Experts In This Article
- Esther Perel, psychotherapist, relationship expert, and New York Times bestselling author
A technique covered in Perel’s new hour-long course Turning Conflict Into Connection, conflict mapping helps you and a partner get to the root cause of a relationship fight and determine the pattern that may be causing you to have the same kind of fight over and over again. By encouraging you to think about both your role and your partner’s role in the fight, conflict mapping takes into account the fact that fights are almost never solo shows with a single instigator or person at fault. “Conflict is a dynamic, interactive dance,” says Perel. “There is an interconnection between the moves where my move evokes your move, and yours provokes mine, so we are contributing to what the other person is doing.”
“There is an interconnection between the moves where my move evokes your move, and yours provokes mine, so we are contributing to what the other person is doing.” —Esther Perel, relationship expert
At the core of every relationship fight, according to Perel, is one of three reasons why couples argue: power, trust, or value. If someone is fighting for power, they may feel like they don’t have a fair role in the decision-making for a certain situation or that their perspective isn’t prioritized; if they’re fighting for trust, they’re looking to feel reassured that they can really rely on their partner when the going gets tough; and if they’re fighting for value, they’re wanting to feel respected and recognized by their partner for their contributions to the partnership.

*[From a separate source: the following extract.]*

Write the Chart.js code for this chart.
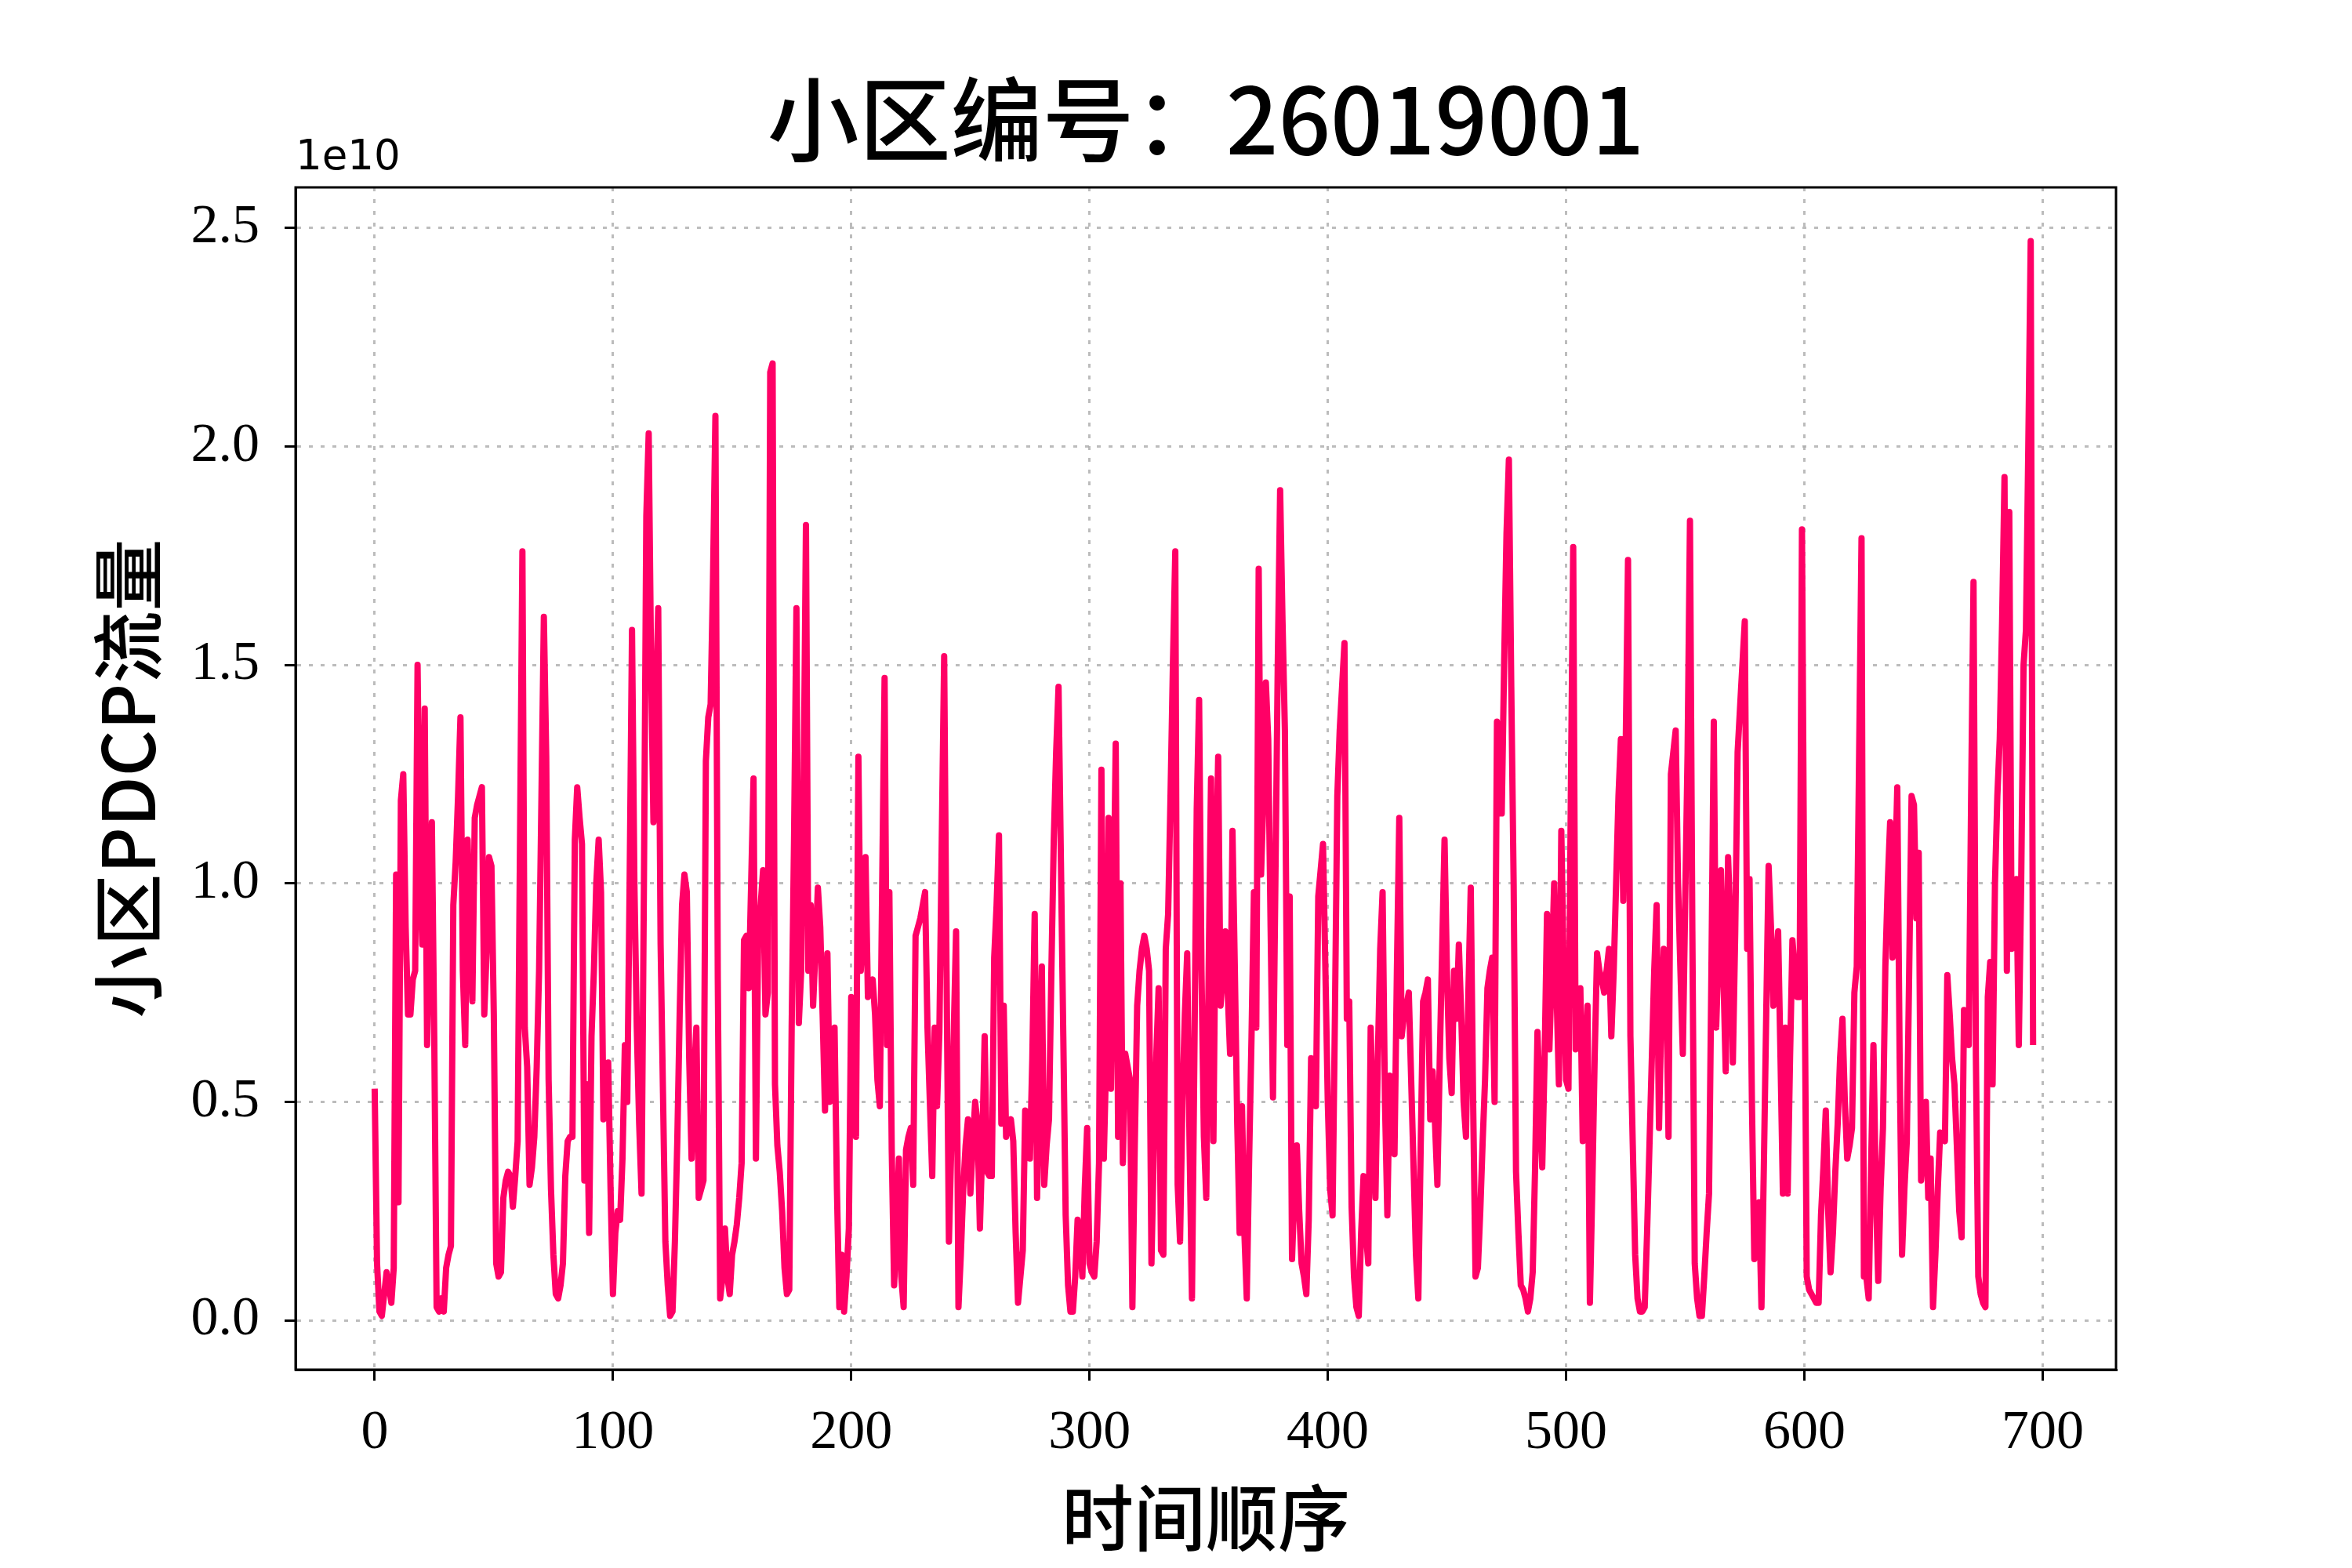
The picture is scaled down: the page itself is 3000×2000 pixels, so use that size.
<!DOCTYPE html>
<html lang="zh">
<head>
<meta charset="UTF-8" />
<title>小区编号：26019001</title>
<script src="https://cdn.jsdelivr.net/npm/chart.js@4"></script>
<style>
  html, body { margin: 0; padding: 0; background: #fff; }
  #wrap { width: 3000px; height: 2000px; }
</style>
</head>
<body>
<div id="wrap"><canvas id="flowChart" width="3000" height="2000"></canvas></div>
<script>
  const cellId = '26019001';
  const xTicks = [0, 100, 200, 300, 400, 500, 600, 700];
  const yTicks = [0.0, 0.5, 1.0, 1.5, 2.0, 2.5];
  const yOffsetText = '1e10';

  // PDCP traffic per time step, in units of 1e10
  const pdcpFlow = [
    0.53, 0.13, 0.02, 0.01, 0.06, 0.11, 0.08, 0.04, 0.12, 1.02,
    0.27, 1.19, 1.25, 0.90, 0.70, 0.70, 0.78, 0.80, 1.50, 1.02,
    0.86, 1.40, 0.63, 0.90, 1.14, 0.65, 0.03, 0.02, 0.05, 0.02,
    0.12, 0.15, 0.17, 0.95, 1.05, 1.20, 1.38, 0.80, 0.63, 1.10,
    0.90, 0.73, 1.15, 1.18, 1.20, 1.22, 0.70, 0.85, 1.06, 1.04,
    0.70, 0.13, 0.10, 0.11, 0.28, 0.32, 0.34, 0.33, 0.26, 0.33,
    0.41, 1.10, 1.76, 0.67, 0.58, 0.31, 0.35, 0.42, 0.58, 0.80,
    1.20, 1.61, 1.29, 0.55, 0.30, 0.15, 0.06, 0.05, 0.08, 0.13,
    0.33, 0.41, 0.42, 0.42, 1.10, 1.22, 1.15, 1.09, 0.32, 0.54,
    0.20, 0.65, 0.80, 1.00, 1.10, 0.98, 0.46, 0.52, 0.59, 0.30,
    0.06, 0.20, 0.25, 0.23, 0.37, 0.63, 0.50, 1.00, 1.58, 1.00,
    0.67, 0.45, 0.29, 1.00, 1.84, 2.03, 1.50, 1.14, 1.40, 1.63,
    0.86, 0.52, 0.18, 0.08, 0.01, 0.02, 0.18, 0.41, 0.70, 0.95,
    1.02, 0.98, 0.60, 0.37, 0.55, 0.67, 0.28, 0.30, 0.32, 1.28,
    1.38, 1.41, 1.70, 2.07, 0.78, 0.05, 0.10, 0.21, 0.10, 0.06,
    0.15, 0.18, 0.22, 0.28, 0.36, 0.87, 0.88, 0.76, 1.00, 1.24,
    0.37, 0.91, 0.95, 1.03, 0.70, 0.75, 2.17, 2.19, 0.54, 0.40,
    0.34, 0.25, 0.12, 0.06, 0.07, 0.67, 1.10, 1.63, 0.68, 0.80,
    1.20, 1.82, 0.80, 0.95, 0.72, 0.85, 0.99, 0.90, 0.70, 0.48,
    0.84, 0.50, 0.60, 0.67, 0.30, 0.03, 0.15, 0.02, 0.10, 0.21,
    0.74, 0.55, 0.42, 1.29, 0.80, 0.90, 1.06, 0.74, 0.76, 0.78,
    0.70, 0.55, 0.49, 1.00, 1.47, 0.63, 0.98, 0.39, 0.08, 0.20,
    0.37, 0.10, 0.03, 0.39, 0.42, 0.44, 0.31, 0.88, 0.90, 0.92,
    0.95, 0.98, 0.67, 0.50, 0.33, 0.67, 0.49, 0.66, 1.10, 1.52,
    0.80, 0.18, 0.40, 0.65, 0.89, 0.03, 0.15, 0.30, 0.40, 0.46,
    0.29, 0.40, 0.50, 0.45, 0.21, 0.40, 0.65, 0.34, 0.33, 0.33,
    0.83, 0.95, 1.11, 0.45, 0.72, 0.42, 0.45, 0.46, 0.41, 0.20,
    0.04, 0.10, 0.16, 0.48, 0.42, 0.37, 0.60, 0.93, 0.28, 0.55,
    0.81, 0.31, 0.40, 0.46, 0.80, 1.10, 1.30, 1.45, 1.05, 0.65,
    0.24, 0.08, 0.02, 0.02, 0.10, 0.23, 0.18, 0.10, 0.30, 0.44,
    0.13, 0.11, 0.10, 0.18, 0.36, 1.26, 0.37, 0.60, 1.15, 0.53,
    0.90, 1.32, 0.42, 1.00, 0.36, 0.61, 0.58, 0.55, 0.03, 0.40,
    0.72, 0.80, 0.85, 0.88, 0.85, 0.80, 0.13, 0.40, 0.60, 0.76,
    0.16, 0.15, 0.85, 0.93, 1.20, 1.50, 1.76, 0.31, 0.18, 0.50,
    0.70, 0.84, 0.40, 0.05, 0.60, 1.17, 1.42, 0.80, 0.42, 0.28,
    0.80, 1.24, 0.41, 1.00, 1.29, 0.72, 0.80, 0.89, 0.75, 0.61,
    1.12, 0.80, 0.45, 0.20, 0.49, 0.20, 0.05, 0.37, 0.65, 0.98,
    0.67, 1.72, 1.02, 1.20, 1.46, 1.33, 0.90, 0.51, 1.00, 1.50,
    1.90, 1.60, 1.35, 0.63, 0.97, 0.14, 0.30, 0.40, 0.25, 0.13,
    0.10, 0.06, 0.23, 0.60, 0.55, 0.49, 0.97, 1.03, 1.09, 0.80,
    0.50, 0.30, 0.24, 0.70, 1.20, 1.35, 1.45, 1.55, 0.69, 0.73,
    0.26, 0.10, 0.03, 0.01, 0.20, 0.33, 0.20, 0.13, 0.67, 0.45,
    0.28, 0.60, 0.85, 0.98, 0.50, 0.24, 0.56, 0.45, 0.38, 0.80,
    1.15, 0.65, 0.70, 0.72, 0.75, 0.55, 0.35, 0.15, 0.05, 0.40,
    0.73, 0.75, 0.78, 0.46, 0.57, 0.45, 0.31, 0.60, 0.85, 1.10,
    0.80, 0.60, 0.52, 0.80, 0.69, 0.86, 0.70, 0.50, 0.42, 0.75,
    0.99, 0.50, 0.10, 0.12, 0.25, 0.41, 0.55, 0.76, 0.80, 0.83,
    0.50, 1.37, 1.16, 1.16, 1.50, 1.80, 1.97, 1.45, 1.00, 0.34,
    0.20, 0.08, 0.07, 0.05, 0.02, 0.05, 0.11, 0.35, 0.66, 0.50,
    0.35, 0.60, 0.93, 0.62, 0.80, 1.00, 0.75, 0.54, 1.12, 0.80,
    0.55, 0.53, 1.20, 1.77, 0.62, 0.70, 0.76, 0.41, 0.60, 0.72,
    0.04, 0.30, 0.60, 0.84, 0.80, 0.78, 0.75, 0.80, 0.85, 0.65,
    0.80, 1.00, 1.20, 1.33, 0.96, 1.30, 1.74, 0.65, 0.40, 0.15,
    0.05, 0.02, 0.02, 0.03, 0.20, 0.40, 0.60, 0.80, 0.95, 0.44,
    0.70, 0.85, 0.80, 0.42, 1.25, 1.30, 1.35, 1.00, 0.80, 0.61,
    0.96, 1.30, 1.83, 0.89, 0.13, 0.05, 0.01, 0.01, 0.10, 0.20,
    0.29, 0.80, 1.37, 0.67, 0.85, 1.03, 0.80, 0.57, 1.06, 0.90,
    0.59, 0.89, 1.30, 1.40, 1.50, 1.60, 0.85, 1.01, 0.50, 0.14,
    0.20, 0.27, 0.03, 0.35, 0.70, 1.04, 0.90, 0.72, 0.80, 0.89,
    0.60, 0.29, 0.67, 0.29, 0.60, 0.87, 0.80, 0.74, 0.74, 1.81,
    0.90, 0.10, 0.07, 0.06, 0.05, 0.04, 0.04, 0.24, 0.35, 0.48,
    0.25, 0.11, 0.20, 0.34, 0.45, 0.60, 0.69, 0.50, 0.37, 0.40,
    0.44, 0.75, 0.81, 1.30, 1.79, 0.10, 0.10, 0.05, 0.35, 0.63,
    0.30, 0.09, 0.30, 0.44, 0.81, 1.00, 1.14, 0.83, 1.00, 1.22,
    0.60, 0.15, 0.30, 0.41, 0.80, 1.20, 1.18, 0.92, 1.07, 0.32,
    0.40, 0.50, 0.28, 0.37, 0.03, 0.15, 0.30, 0.43, 0.42, 0.41,
    0.79, 0.70, 0.60, 0.54, 0.40, 0.25, 0.19, 0.71, 0.67, 0.63,
    1.20, 1.69, 0.60, 0.10, 0.06, 0.04, 0.03, 0.74, 0.82, 0.54,
    1.00, 1.20, 1.33, 1.60, 1.93, 0.80, 1.85, 0.85, 0.95, 1.01,
    0.63, 1.00, 1.50, 1.58, 2.00, 2.47, 0.63
  ];

  // frame of the axes box on the 3000x2000 canvas
  const AX_LEFT = 377, AX_TOP = 239, AX_RIGHT = 2699, AX_BOTTOM = 1747;

  // titles, offset text and the closed black box
  const decorations = {
    id: 'decorations',
    afterDraw(chart) {
      const { ctx, chartArea: a } = chart;
      ctx.save();
      ctx.strokeStyle = '#000';
      ctx.lineWidth = 3;
      ctx.strokeRect(a.left, a.top, a.right - a.left, a.bottom - a.top);

      ctx.fillStyle = '#000';
      ctx.textAlign = 'center';
      ctx.textBaseline = 'middle';
      ctx.font = '500 117px "Noto Sans CJK SC"';
      ctx.fillText('小区编号：' + cellId, (a.left + a.right) / 2, 153);

      ctx.font = '500 92px "Noto Sans CJK SC"';
      ctx.fillText('时间顺序', (a.left + a.right) / 2, 1936);

      ctx.save();
      ctx.translate(163, (a.top + a.bottom) / 2);
      ctx.rotate(-Math.PI / 2);
      ctx.fillText('小区PDCP流量', 0, 0);
      ctx.restore();

      ctx.textAlign = 'left';
      ctx.textBaseline = 'alphabetic';
      ctx.font = '53px "DejaVu Sans"';
      ctx.fillText(yOffsetText, a.left, 216);
      ctx.restore();
    }
  };

  const gridStyle = {
    color: 'rgba(176, 176, 176, 0.85)',
    lineWidth: 3,
    tickColor: '#000',
    tickLength: 14,
    tickWidth: 3,
    tickBorderDash: []
  };

  new Chart(document.getElementById('flowChart'), {
    type: 'line',
    data: {
      datasets: [{
        data: pdcpFlow.map((v, i) => ({ x: i, y: v })),
        borderColor: '#ff0066',
        borderWidth: 8,
        borderJoinStyle: 'round',
        borderCapStyle: 'butt',
        pointRadius: 0,
        tension: 0,
        fill: false
      }]
    },
    options: {
      responsive: false,
      devicePixelRatio: 1,
      animation: false,
      layout: { padding: { top: AX_TOP, right: 3000 - AX_RIGHT, bottom: 0, left: 0 } },
      plugins: {
        legend: { display: false },
        tooltip: { enabled: false },
        title: { display: false }
      },
      scales: {
        x: {
          type: 'linear',
          min: -33.2,
          max: 730.8,
          afterFit: (s) => { s.height = 2000 - AX_BOTTOM; },
          afterBuildTicks: (s) => { s.ticks = xTicks.map(v => ({ value: v })); },
          grid: gridStyle,
          border: { display: true, color: '#000', width: 3, dash: [5, 10] },
          ticks: {
            color: '#000',
            padding: 26,
            maxRotation: 0,
            font: { family: 'Liberation Serif', size: 70 },
            callback: (v) => String(v)
          }
        },
        y: {
          type: 'linear',
          min: -0.113,
          max: 2.593,
          afterFit: (s) => { s.width = AX_LEFT; },
          afterBuildTicks: (s) => { s.ticks = yTicks.map(v => ({ value: v })); },
          grid: gridStyle,
          border: { display: true, color: '#000', width: 3, dash: [5, 10] },
          ticks: {
            color: '#000',
            padding: 32,
            font: { family: 'Liberation Serif', size: 70 },
            callback: (v) => Number(v).toFixed(1)
          }
        }
      }
    },
    plugins: [decorations]
  });
</script>
</body>
</html>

In the heat of a relationship argument, however, it can be tough to figure out what you’re both really fighting for—which is why Perel recommends conflict mapping at a time when you’re not actively fighting and you’re able to look back on a conflict with clear hindsight.
How to map a relationship conflict
Bring to mind a recent relationship fight for which you and your partner didn’t quite find resolution, or a fight that seems to crop up repeatedly—perhaps the argument over who’s leaving dirty dishes in the sink or who’s always late. Then, ask yourself the following questions (and have your partner do the same) to break it into pieces and understand how and why it unfolded in the way it did:
- What was each person doing before the fight started? For example, were you working on a stressful work task, or were you having a quiet moment that was interrupted by the fight? Was someone rushing home from a doctor’s appointment or gathering ingredients to cook dinner?
- How did the fight actually start? What was said or done to initiate tension?
- Which fighting strategies did you employ? A few common tactics include antagonizing, mocking, minimizing, and belittling. Were any of these in play (or something else you can identify)? Perel also recommends looking out for fighting strategies that only serve to entrench conflict—aka the things you should never do in a fight: retaliation, showing contempt or lack or respect, bringing in others as backup (aka triangulating), bringing up past grievances, maximizing (unloading everything onto a partner), and minimizing (saying it’s not a big deal when it is).
- How did your partner respond to the strategies you used? Did they employ similar fighting tactics or different ones?
- Which of the “fighting dances” did you use? Perel breaks fight dynamics into three “fighting dances:”
- Fight/Flight: One partner attacks, and the other doesn’t respond or leaves the room.
- Fight/Fight: Two people attack each other.
- Flight/Flight: Two people leave the situation and give each other the silent treatment.
- How did you set each other off throughout the fight? Was there a turning point in the fight where it became more vicious, aggressive, or hurtful? What precipitated that?
- What was the underlying reason for the fight? At this point in conflict mapping, you can look back over the moves you’ve noted above with enough clarity to assess whether power, trust, or value was the reason causing you or your partner to engage in this fight. For example, if someone antagonized or yelled at someone else, might it be because they don’t typically feel heard or prioritized? If someone brought up all the other times they took care of, say, the dishes in the sink, could it be because they’re feeling chronically undervalued? As you assign a meaning to each move, a pattern will emerge.
How to use your conflict map to move toward resolution
Conflict mapping shifts the dynamic from active to curious, says Perel—which means rather than just trying to get back at your partner, you’re considering why they’ve acted in the way they did and why you’ve acted in the way you did, too. “There’s a distinction between what are we fighting about versus what are we fighting for,” explains Perel.
In surfacing what you’re fighting for, conflict mapping offers information you can use to reconcile with your partner. For example, consider a fight about dirty dishes being left in the sink. When one person asks their partner why they haven’t handled the dishes, they’re likely not so concerned with the dishes themselves as with the feeling that they can’t trust their partner to pick up slack around the house. If the other partner lashes out, it’s likely not because they aren’t willing to do the dishes, but instead, because they feel as if their partner doesn’t recognize their contributions to the relationship or trust them to get the chores done on their own terms.
In this case, understanding the motivations of one partner to feel respected and cared for and the other to feel trusted then opens the door for resolution. “You’re moving away from the criticism and toward the underlying wishes, and that’s a completely different conversation,” says Perel. From there, you could reflect with your partner on other ways that each of you can have your respective needs met within the relationship—so that a pile of dirty dishes doesn’t ever have to feel like such a point of tension again.